The logical conclusion is that the ceremony should only occur after the vows have been made. This way the people the vows are expressed to through the ceremony will understand the context of the ceremony and can agree and affirm the validity of the vows as witnesses to them, and they can all celebrate the new union - new life - created through the one-flesh bond by having a reception together. That's the logical conclusion.


[the line is in the comment, not a separate part of this post]

But all of that is really just logic and not actual theology. The fact is that there is no definitive theological answer. There is no theological example of a baby being baptized. At best, there are households that were baptized, but there's nothing that says any infants were in those households, and it would be inconsistent with all other examples of baptism to assume there were.

Matthew 28:19-20 does say we should make disciples of all nations, baptizing them and teaching them to obey everything Jesus commanded. But the obligation of baptism here is after they have been made disciples, not before. Can we call an infant a disciple? Probably not. So, the theological implication here is that the compulsion toward baptism is only for adults who have made a committed decision to follow Jesus. And the biblical examples of baptism are consistent with not only this, but also with the wedding-day metaphor. For example, in Acts 8 Philip shares the Gospel with an Ethiopian, who decides to believe in Jesus, and is baptized at the moment of that decision. There are countless people who in the Gospels were baptized upon making the decision of repentance preached by John - not months later, not years earlier, but on that moment, as if the day of the covenant is the best time to hold the ceremony of the covenant. Make sense?
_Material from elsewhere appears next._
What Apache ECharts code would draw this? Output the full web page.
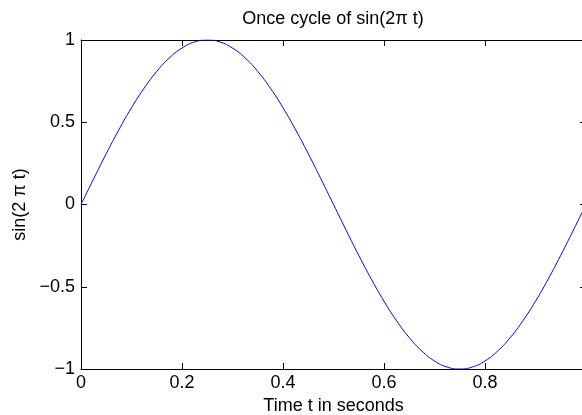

But admittedly the theology is not absolutely clear. None of these passages say, "Thou shalt not baptize an infant." Affirmative proof that you can do something one way is not proof that you cannot do it another way. For every passage that indicates one way, there are others that indicate the other way. And even at that, in each individual passage there are ways to interpret it one way, and ways to interpret it the other way. Accordingly, there is no clear and definitive theological conclusion to the same degree that I can say with theologically certainty, for example, that Jesus died and rose again. That's definitive. The issue of infant baptism is not.

But in the absence of definitive theological information on the subject, the best we can do is track with the logical conclusion. The logical conclusion I reached above is consistent not only with my interpretation of the individual passages on baptism, but also with the greater reflective imagery God has established between marriage and his relationship with his people. That's what makes sense to me.